> TASK GOAL
State the number of lines in these records holding "with". Say nothing more.

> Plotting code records
------------------------------------------------------------------------
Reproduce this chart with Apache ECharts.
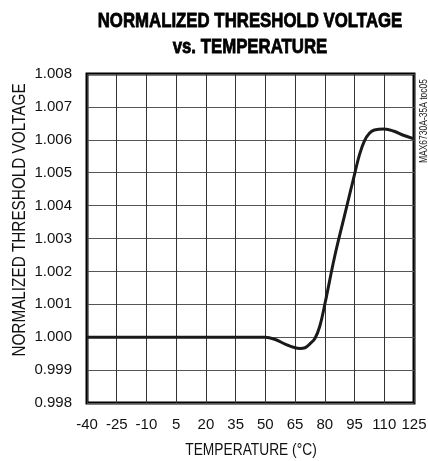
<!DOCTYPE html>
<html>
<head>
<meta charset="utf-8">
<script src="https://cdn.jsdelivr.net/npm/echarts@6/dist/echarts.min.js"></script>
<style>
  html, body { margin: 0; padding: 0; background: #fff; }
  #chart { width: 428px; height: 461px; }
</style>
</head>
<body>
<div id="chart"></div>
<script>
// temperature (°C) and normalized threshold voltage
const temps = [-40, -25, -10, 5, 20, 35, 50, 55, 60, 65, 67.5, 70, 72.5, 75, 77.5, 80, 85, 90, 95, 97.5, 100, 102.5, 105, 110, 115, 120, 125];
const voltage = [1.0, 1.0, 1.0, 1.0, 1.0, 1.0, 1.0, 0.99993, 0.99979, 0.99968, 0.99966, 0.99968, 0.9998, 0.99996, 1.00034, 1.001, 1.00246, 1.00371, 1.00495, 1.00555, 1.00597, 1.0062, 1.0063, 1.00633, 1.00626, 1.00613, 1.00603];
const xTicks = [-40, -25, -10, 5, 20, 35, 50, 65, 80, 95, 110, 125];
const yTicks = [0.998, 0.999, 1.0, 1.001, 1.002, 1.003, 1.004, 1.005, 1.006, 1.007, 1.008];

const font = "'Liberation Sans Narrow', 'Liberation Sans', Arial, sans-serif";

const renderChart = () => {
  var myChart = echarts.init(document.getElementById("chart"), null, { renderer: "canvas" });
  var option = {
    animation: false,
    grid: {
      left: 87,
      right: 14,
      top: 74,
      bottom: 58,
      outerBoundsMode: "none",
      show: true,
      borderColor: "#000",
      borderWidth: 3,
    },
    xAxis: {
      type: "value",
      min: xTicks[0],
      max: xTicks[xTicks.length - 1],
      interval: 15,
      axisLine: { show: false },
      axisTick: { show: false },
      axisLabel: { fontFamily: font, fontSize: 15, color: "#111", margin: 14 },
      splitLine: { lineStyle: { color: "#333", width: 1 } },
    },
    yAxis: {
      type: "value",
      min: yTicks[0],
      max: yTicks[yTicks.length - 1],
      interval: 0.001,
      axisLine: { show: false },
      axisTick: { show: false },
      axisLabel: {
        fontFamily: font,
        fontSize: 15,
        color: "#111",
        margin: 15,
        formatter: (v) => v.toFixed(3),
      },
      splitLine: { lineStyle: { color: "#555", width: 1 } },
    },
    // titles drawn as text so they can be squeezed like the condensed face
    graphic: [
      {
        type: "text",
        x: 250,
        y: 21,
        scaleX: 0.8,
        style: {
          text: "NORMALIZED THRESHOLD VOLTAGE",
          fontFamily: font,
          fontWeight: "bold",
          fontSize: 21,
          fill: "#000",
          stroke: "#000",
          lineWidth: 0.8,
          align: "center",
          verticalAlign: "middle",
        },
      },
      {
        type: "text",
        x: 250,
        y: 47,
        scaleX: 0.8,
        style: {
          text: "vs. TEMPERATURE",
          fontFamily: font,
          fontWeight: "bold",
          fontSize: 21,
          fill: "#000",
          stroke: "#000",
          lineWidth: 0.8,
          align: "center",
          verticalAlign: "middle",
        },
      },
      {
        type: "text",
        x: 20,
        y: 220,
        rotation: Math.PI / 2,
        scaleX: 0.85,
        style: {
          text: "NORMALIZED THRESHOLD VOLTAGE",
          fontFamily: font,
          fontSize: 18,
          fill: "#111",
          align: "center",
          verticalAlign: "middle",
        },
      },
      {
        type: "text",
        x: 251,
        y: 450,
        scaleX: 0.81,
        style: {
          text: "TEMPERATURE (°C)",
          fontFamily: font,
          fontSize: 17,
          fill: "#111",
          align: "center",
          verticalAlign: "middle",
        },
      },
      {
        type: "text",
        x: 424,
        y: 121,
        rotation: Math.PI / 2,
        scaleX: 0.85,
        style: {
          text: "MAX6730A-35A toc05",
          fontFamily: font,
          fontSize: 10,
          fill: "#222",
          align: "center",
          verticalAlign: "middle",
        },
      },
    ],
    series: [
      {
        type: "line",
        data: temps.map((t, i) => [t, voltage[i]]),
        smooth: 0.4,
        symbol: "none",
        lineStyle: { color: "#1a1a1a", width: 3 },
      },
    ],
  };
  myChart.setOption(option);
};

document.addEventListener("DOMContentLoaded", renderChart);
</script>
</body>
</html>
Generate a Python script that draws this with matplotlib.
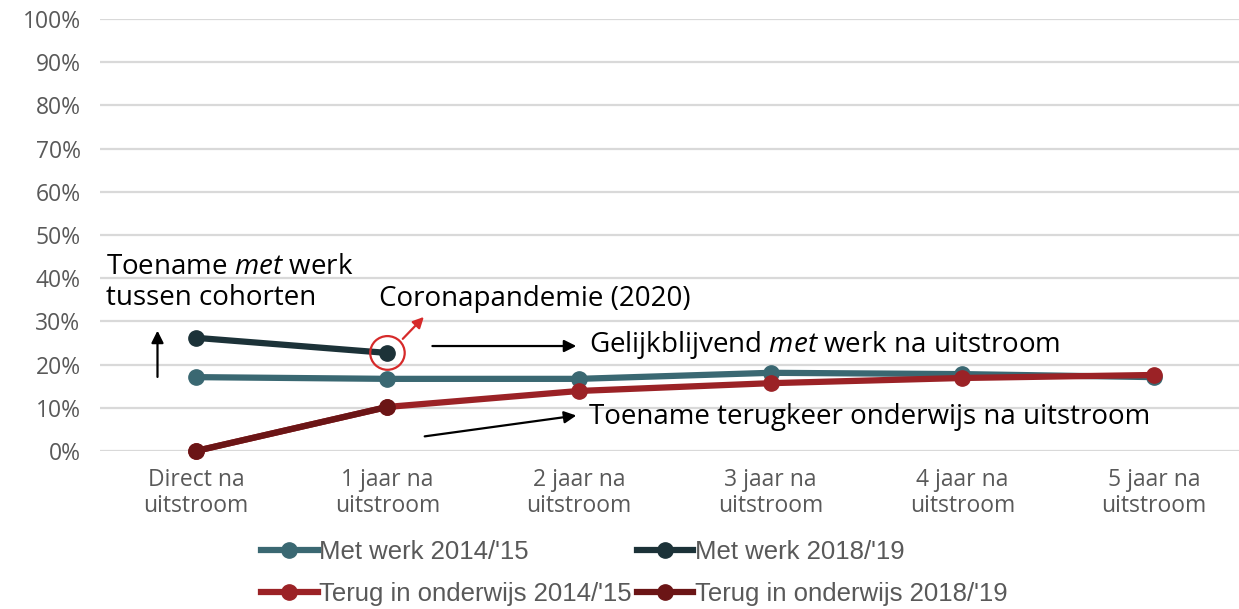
------------------------------------------------------------------------
> REPLY TO THE EXERCISE
2